When Britain’s Parliament convened for the first time following a summer recess Tuesday, Prime Minister Boris Johnson had a working majority of one. Roughly eight hours later, it was gone — making the prospect of an early general election a real possibility.

As Johnson addressed lawmakers, Parliament member Phillip Lee crossed the House of Commons floor to defect from Johnson’s Conservative Party and join the Liberal Democrats, kicking off a day of high drama in British politics that has put Johnson on the back foot.

Later that day, the prime minister carried out his promise to purge some of the Conservative Party’s biggest political players after they supported opposition moves to take control of the parliamentary agenda and block a no-deal Brexit.

A total of 21 Conservative lawmakers rebelled against their newly installed leader and were sacrificed in the process. Johnson immediately moved to throw them out of the party and banned them from standing as Tory candidates at the next election.

Now, if every opposition and independent member of Parliament in the 650-strong House of Commons were to oppose Johnson on any piece of Brexit legislation, he would be defeated by 43 votes.

With his majority shattered, Johnson now faces questions over his ability to secure Britain’s exit from the European Union at the end of October, something he has repeatedly promised to do.

Johnson may face no choice but to seek an election and attempt to secure a majority that would allow him to take back control.

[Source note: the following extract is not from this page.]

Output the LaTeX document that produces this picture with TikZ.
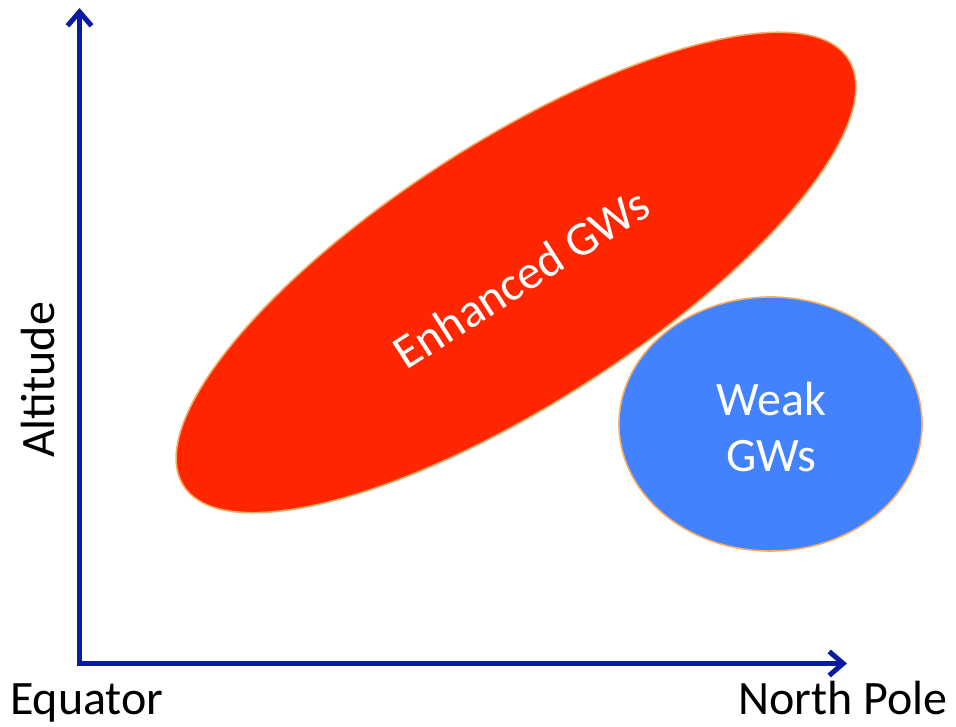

A government official, who spoke on the condition of anonymity to give a frank assessment, said “an election is now inevitable” because Johnson can no longer set out his legislative priorities.

“We have — literally — no majority,” the official said.

However, under the 2011 Fixed-term Parliaments Act, Johnson first needs to secure the support of two-thirds of all lawmakers to permit an early election in mid-October.

This is no easy feat, as it will require the Labour Party and purged Conservative lawmakers to vote in favor of triggering the snap poll.

The Conservative Party would also need to find new candidates to field in the 21 seats Johnson relinquished Tuesday.

While his allies are confident of beating Labour leader Jeremy Corbyn in an election, there are no guarantees Johnson would even emerge from an election with a Commons majority. The risks are certain, and the outcome is unclear.